╭──

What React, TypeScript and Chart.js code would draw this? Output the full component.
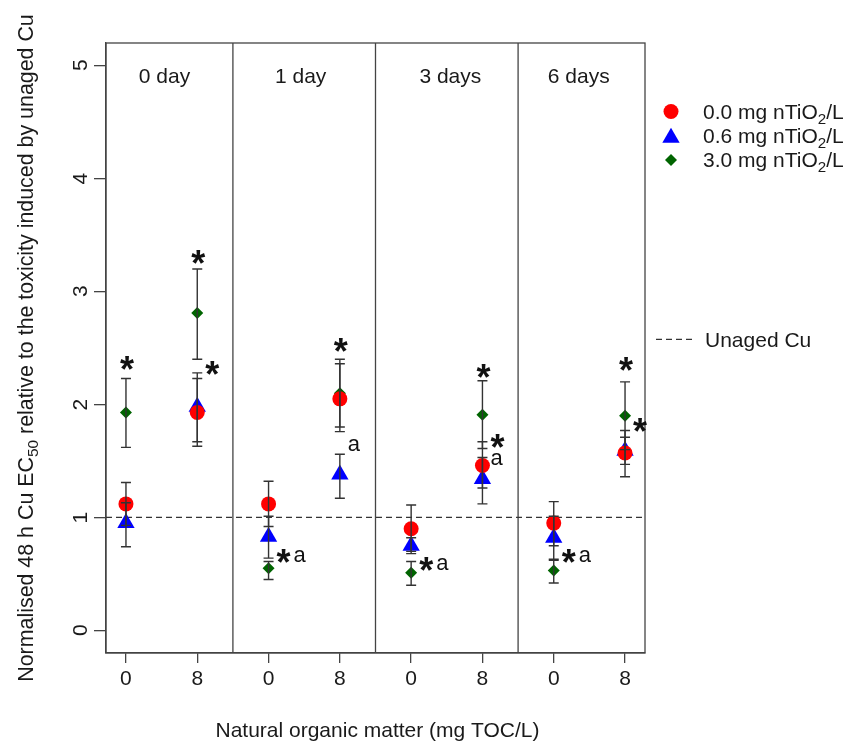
import React, { useEffect, useRef } from 'react';
import { Chart, registerables } from 'chart.js';

Chart.register(...registerables);

// ---------- data ----------
const PANELS = ['0 day', '1 day', '3 days', '6 days'];
const PANEL_LABEL_X = [1.54, 3.45, 5.55, 7.35];
const NOM_LEVELS = ['0', '8'];
const POSITIONS = [1, 2, 3, 4, 5, 6, 7, 8];
const X_MIN = 0.72;
const X_MAX = 8.28;
const Y_MIN = -0.2;
const Y_MAX = 5.2;
const Y_TICKS = [0, 1, 2, 3, 4, 5];
const REFERENCE_LEVEL = 1;

const SERIES_LABELS = ['0.0 mg nTiO_{2}/L', '0.6 mg nTiO_{2}/L', '3.0 mg nTiO_{2}/L'];
const REFERENCE_LABEL = 'Unaged Cu';
const X_TITLE = 'Natural organic matter (mg TOC/L)';
const Y_TITLE = 'Normalised 48 h Cu EC_{50} relative to the toxicity induced by unaged Cu';

const TIO0_MEAN = [1.12, 1.93, 1.12, 2.05, 0.9, 1.46, 0.95, 1.57];
const TIO0_LO = [0.93, 1.63, 0.92, 1.76, 0.7, 1.26, 0.75, 1.36];
const TIO0_HI = [1.31, 2.23, 1.32, 2.36, 1.11, 1.67, 1.14, 1.77];

const TIO06_MEAN = [0.95, 1.98, 0.83, 1.38, 0.75, 1.34, 0.82, 1.59];
const TIO06_LO = [0.74, 1.67, 0.64, 1.17, 0.68, 1.12, 0.63, 1.47];
const TIO06_HI = [1.13, 2.28, 1.01, 1.56, 0.82, 1.53, 1.01, 1.71];

const TIO3_MEAN = [1.93, 2.81, 0.55, 2.1, 0.51, 1.91, 0.53, 1.9];
const TIO3_LO = [1.62, 2.4, 0.45, 1.8, 0.4, 1.61, 0.42, 1.6];
const TIO3_HI = [2.23, 3.2, 0.61, 2.4, 0.61, 2.21, 0.62, 2.2];

// significance annotations
const ANNOT_POS = [1, 2, 2, 3, 4, 4, 5, 6, 6, 6, 7, 8, 8];
const ANNOT_TEXT = ['*', '*', '*', '*a', '*', 'a', '*a', '*', '*', 'a', '*a', '*', '*'];
const ANNOT_Y = [2.37, 3.31, 2.32, 0.66, 2.53, 1.64, 0.59, 2.3, 1.68, 1.52, 0.66, 2.36, 1.82];
const ANNOT_SIDE = ['top', 'top', 'right', 'right', 'top', 'right', 'right', 'top', 'right', 'right', 'right', 'top', 'right'];

// ---------- styles ----------
const FONT = '"Liberation Sans", Arimo, Arial, sans-serif';
const FS = 21;
const STAR_FONT = `bold 36px ${FONT}`;
const TEXT = '#1a1a1a';
const AXIS = '#444';
const COLORS = ['#ff0000', '#0000ff', '#006400'];
const STYLES = ['circle', 'triangle', 'rectRot'];
const RADII = [7.5, 10, 6];

const MEANS = [TIO0_MEAN, TIO06_MEAN, TIO3_MEAN];
const LOS = [TIO0_LO, TIO06_LO, TIO3_LO];
const HIS = [TIO0_HI, TIO06_HI, TIO3_HI];

function parseRich(text: string) {
  const parts: { t: string; sub: boolean }[] = [];
  const re = /_\{([^}]*)\}/g;
  let last = 0;
  let m: RegExpExecArray | null;
  while ((m = re.exec(text))) {
    if (m.index > last) parts.push({ t: text.slice(last, m.index), sub: false });
    parts.push({ t: m[1], sub: true });
    last = m.index + m[0].length;
  }
  if (last < text.length) parts.push({ t: text.slice(last), sub: false });
  return parts;
}

function drawRich(ctx: CanvasRenderingContext2D, text: string, x: number, y: number, size: number, align: 'left' | 'center') {
  const parts = parseRich(text);
  const subSize = size * 0.72;
  let total = 0;
  for (const p of parts) {
    ctx.font = `${p.sub ? subSize : size}px ${FONT}`;
    total += ctx.measureText(p.t).width;
  }
  let cx = align === 'center' ? x - total / 2 : x;
  ctx.textAlign = 'left';
  ctx.textBaseline = 'alphabetic';
  for (const p of parts) {
    ctx.font = `${p.sub ? subSize : size}px ${FONT}`;
    ctx.fillText(p.t, cx, p.sub ? y + size * 0.22 : y);
    cx += ctx.measureText(p.t).width;
  }
}

function drawGlyphCentered(ctx: CanvasRenderingContext2D, ch: string, cx: number, cy: number, font: string) {
  ctx.font = font;
  ctx.textAlign = 'left';
  ctx.textBaseline = 'alphabetic';
  const m = ctx.measureText(ch);
  const x = cx - (m.actualBoundingBoxRight - m.actualBoundingBoxLeft) / 2;
  const y = cy + (m.actualBoundingBoxAscent - m.actualBoundingBoxDescent) / 2;
  ctx.fillText(ch, x, y);
  return m.actualBoundingBoxRight + m.actualBoundingBoxLeft;
}

function drawMarker(ctx: CanvasRenderingContext2D, style: string, x: number, y: number, r: number, color: string) {
  ctx.fillStyle = color;
  ctx.beginPath();
  if (style === 'circle') {
    ctx.arc(x, y, r, 0, Math.PI * 2);
  } else if (style === 'triangle') {
    ctx.moveTo(x, y - r);
    ctx.lineTo(x + r * Math.sin((2 * Math.PI) / 3), y - r * Math.cos((2 * Math.PI) / 3));
    ctx.lineTo(x + r * Math.sin((4 * Math.PI) / 3), y - r * Math.cos((4 * Math.PI) / 3));
    ctx.closePath();
  } else {
    ctx.moveTo(x, y - r);
    ctx.lineTo(x + r, y);
    ctx.lineTo(x, y + r);
    ctx.lineTo(x - r, y);
    ctx.closePath();
  }
  ctx.fill();
}

const decorPlugin = {
  id: 'decor',
  beforeDatasetsDraw(chart: any) {
    const { ctx, chartArea: a, scales } = chart;
    const xs = scales.x;
    const ys = scales.y;
    ctx.save();
    ctx.strokeStyle = AXIS;
    ctx.lineWidth = 1.3;
    ctx.strokeRect(a.left, a.top, a.right - a.left, a.bottom - a.top);
    // panel dividers between panels
    for (let p = 1; p < PANELS.length; p++) {
      const xv = (POSITIONS[p * 2 - 1] + POSITIONS[p * 2]) / 2;
      const px = xs.getPixelForValue(xv);
      ctx.beginPath();
      ctx.moveTo(px, a.top);
      ctx.lineTo(px, a.bottom);
      ctx.stroke();
    }
    ctx.fillStyle = TEXT;
    // panel labels
    PANELS.forEach((lab, i) => {
      ctx.font = `${FS}px ${FONT}`;
      ctx.textAlign = 'center';
      ctx.textBaseline = 'alphabetic';
      ctx.fillText(lab, xs.getPixelForValue(PANEL_LABEL_X[i]), a.top + 40);
    });
    // rotated y tick labels
    Y_TICKS.forEach((v) => {
      const py = ys.getPixelForValue(v);
      ctx.save();
      ctx.translate(a.left - 26.5, py);
      ctx.rotate(-Math.PI / 2);
      drawGlyphCentered(ctx, String(v), 0, 0, `${FS}px ${FONT}`);
      ctx.restore();
    });
    // y title
    ctx.save();
    ctx.translate(a.left - 73, (a.top + a.bottom) / 2);
    ctx.rotate(-Math.PI / 2);
    drawRich(ctx, Y_TITLE, 0, 0, FS + 0.4, 'center');
    ctx.restore();
    // x title
    drawRich(ctx, X_TITLE, (a.left + a.right) / 2 + 2, a.bottom + 84, FS, 'center');
    // legend
    const lx = a.right + 26;
    const tx = a.right + 58;
    SERIES_LABELS.forEach((lab, i) => {
      const ry = a.top + 68.5 + i * 24.2;
      drawMarker(ctx, STYLES[i], lx, ry + (STYLES[i] === 'triangle' ? 2 : 0), RADII[i], COLORS[i]);
      ctx.fillStyle = TEXT;
      drawRich(ctx, lab, tx, ry + 7.5, FS, 'left');
    });
    const uy = a.top + 296.3;
    ctx.strokeStyle = '#333';
    ctx.lineWidth = 1.3;
    ctx.setLineDash([6, 4]);
    ctx.beginPath();
    ctx.moveTo(a.right + 11, uy);
    ctx.lineTo(a.right + 47, uy);
    ctx.stroke();
    ctx.setLineDash([]);
    ctx.fillStyle = TEXT;
    drawRich(ctx, REFERENCE_LABEL, a.right + 60, uy + 7.5, FS, 'left');
    ctx.restore();
  },
  afterDatasetsDraw(chart: any) {
    const { ctx, scales } = chart;
    const xs = scales.x;
    const ys = scales.y;
    ctx.save();
    ctx.strokeStyle = '#333';
    ctx.lineWidth = 1.4;
    for (let s = 0; s < MEANS.length; s++) {
      POSITIONS.forEach((xv, i) => {
        const px = xs.getPixelForValue(xv);
        const y1 = ys.getPixelForValue(LOS[s][i]);
        const y2 = ys.getPixelForValue(HIS[s][i]);
        ctx.beginPath();
        ctx.moveTo(px, y1);
        ctx.lineTo(px, y2);
        ctx.moveTo(px - 5, y1);
        ctx.lineTo(px + 5, y1);
        ctx.moveTo(px - 5, y2);
        ctx.lineTo(px + 5, y2);
        ctx.stroke();
      });
    }
    // annotations
    ctx.fillStyle = '#111';
    ANNOT_TEXT.forEach((txt, k) => {
      const px = xs.getPixelForValue(ANNOT_POS[k]);
      const py = ys.getPixelForValue(ANNOT_Y[k]);
      if (ANNOT_SIDE[k] === 'top') {
        drawGlyphCentered(ctx, txt, px + 1, py, STAR_FONT);
      } else {
        let cursor = px + 8;
        for (const ch of txt) {
          const font = ch === '*' ? STAR_FONT : `${FS + 1}px ${FONT}`;
          ctx.font = font;
          const m = ctx.measureText(ch);
          const w = m.actualBoundingBoxRight + m.actualBoundingBoxLeft;
          drawGlyphCentered(ctx, ch, cursor + w / 2, py, font);
          cursor += w + 3;
        }
      }
    });
    ctx.restore();
  },
};

export default function App() {
  const ref = useRef<HTMLCanvasElement | null>(null);
  useEffect(() => {
    if (!ref.current) return;
    const datasets: any[] = SERIES_LABELS.map((lab, s) => ({
      type: 'scatter',
      label: lab,
      data: POSITIONS.map((x, i) => ({ x, y: MEANS[s][i] })),
      pointStyle: STYLES[s],
      pointRadius: RADII[s],
      pointBackgroundColor: COLORS[s],
      backgroundColor: COLORS[s],
      pointBorderWidth: 0,
      borderWidth: 0,
      showLine: false,
    }));
    datasets.push({
      type: 'line',
      label: REFERENCE_LABEL,
      data: [
        { x: X_MIN, y: REFERENCE_LEVEL },
        { x: X_MAX, y: REFERENCE_LEVEL },
      ],
      borderColor: '#333',
      borderWidth: 1.3,
      borderDash: [6, 4],
      pointRadius: 0,
      fill: false,
    });
    const chart = new Chart(ref.current, {
      type: 'scatter',
      data: { datasets },
      options: {
        animation: false,
        responsive: false,
        events: [],
        layout: { padding: { left: 0, right: 216, top: 43, bottom: 0 } },
        plugins: { legend: { display: false }, tooltip: { enabled: false } },
        scales: {
          x: {
            type: 'linear',
            min: X_MIN,
            max: X_MAX,
            afterBuildTicks: (s: any) => {
              s.ticks = POSITIONS.map((v) => ({ value: v }));
            },
            afterFit: (s: any) => {
              s.height = 91;
            },
            grid: { drawOnChartArea: false, drawTicks: true, tickLength: 10, color: AXIS, lineWidth: 1.3 },
            border: { display: true, color: AXIS, width: 1.3 },
            ticks: {
              callback: (v: any) => NOM_LEVELS[(Math.round(Number(v)) - 1) % 2],
              font: { family: FONT, size: FS },
              color: TEXT,
              padding: 4,
              maxRotation: 0,
              minRotation: 0,
              autoSkip: false,
            },
          },
          y: {
            type: 'linear',
            min: Y_MIN,
            max: Y_MAX,
            afterBuildTicks: (s: any) => {
              s.ticks = Y_TICKS.map((v) => ({ value: v }));
            },
            afterFit: (s: any) => {
              s.width = 106;
            },
            grid: { drawOnChartArea: false, drawTicks: true, tickLength: 12, color: AXIS, lineWidth: 1.3 },
            border: { display: true, color: AXIS, width: 1.3 },
            ticks: { color: 'rgba(0,0,0,0)', font: { family: FONT, size: FS } },
          },
        },
      },
      plugins: [decorPlugin],
    } as any);
    return () => chart.destroy();
  }, []);
  return (
    <div style={{ position: 'absolute', left: 0, top: 0, width: 861, height: 744, background: '#fff' }}>
      <canvas ref={ref} width={861} height={744} style={{ display: 'block' }} />
    </div>
  );
}
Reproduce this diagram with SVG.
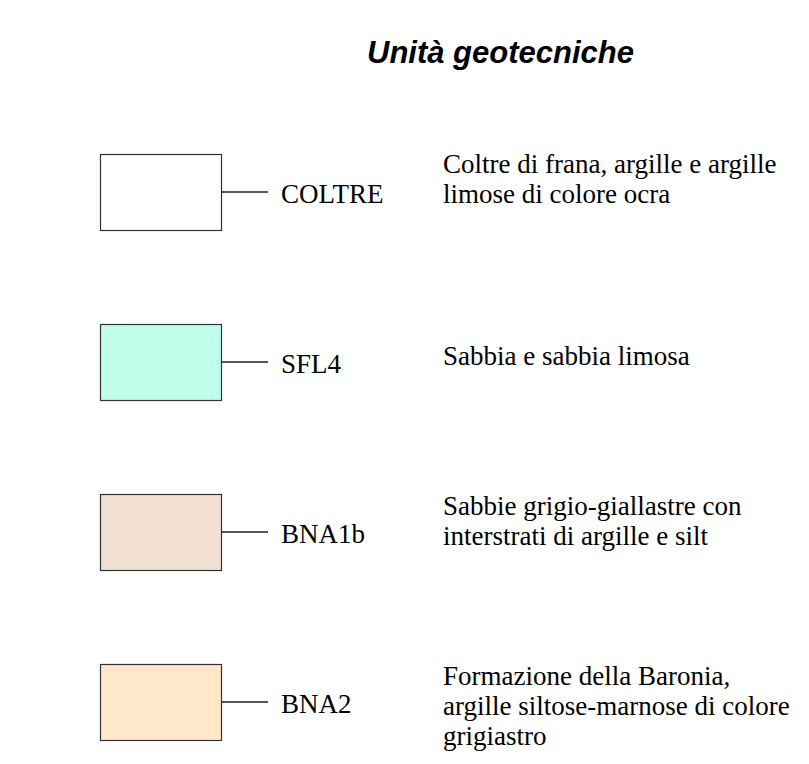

╰──

GIVEN TASK: Reproduce only the lines from the beginning of the data through the line that contains "1.53, 1.01, 1.71];", both included, and please drop the pictures.

FINAL ANSWER:
What React, TypeScript and Chart.js code would draw this? Output the full component.
import React, { useEffect, useRef } from 'react';
import { Chart, registerables } from 'chart.js';

Chart.register(...registerables);

// ---------- data ----------
const PANELS = ['0 day', '1 day', '3 days', '6 days'];
const PANEL_LABEL_X = [1.54, 3.45, 5.55, 7.35];
const NOM_LEVELS = ['0', '8'];
const POSITIONS = [1, 2, 3, 4, 5, 6, 7, 8];
const X_MIN = 0.72;
const X_MAX = 8.28;
const Y_MIN = -0.2;
const Y_MAX = 5.2;
const Y_TICKS = [0, 1, 2, 3, 4, 5];
const REFERENCE_LEVEL = 1;

const SERIES_LABELS = ['0.0 mg nTiO_{2}/L', '0.6 mg nTiO_{2}/L', '3.0 mg nTiO_{2}/L'];
const REFERENCE_LABEL = 'Unaged Cu';
const X_TITLE = 'Natural organic matter (mg TOC/L)';
const Y_TITLE = 'Normalised 48 h Cu EC_{50} relative to the toxicity induced by unaged Cu';

const TIO0_MEAN = [1.12, 1.93, 1.12, 2.05, 0.9, 1.46, 0.95, 1.57];
const TIO0_LO = [0.93, 1.63, 0.92, 1.76, 0.7, 1.26, 0.75, 1.36];
const TIO0_HI = [1.31, 2.23, 1.32, 2.36, 1.11, 1.67, 1.14, 1.77];

const TIO06_MEAN = [0.95, 1.98, 0.83, 1.38, 0.75, 1.34, 0.82, 1.59];
const TIO06_LO = [0.74, 1.67, 0.64, 1.17, 0.68, 1.12, 0.63, 1.47];
const TIO06_HI = [1.13, 2.28, 1.01, 1.56, 0.82, 1.53, 1.01, 1.71];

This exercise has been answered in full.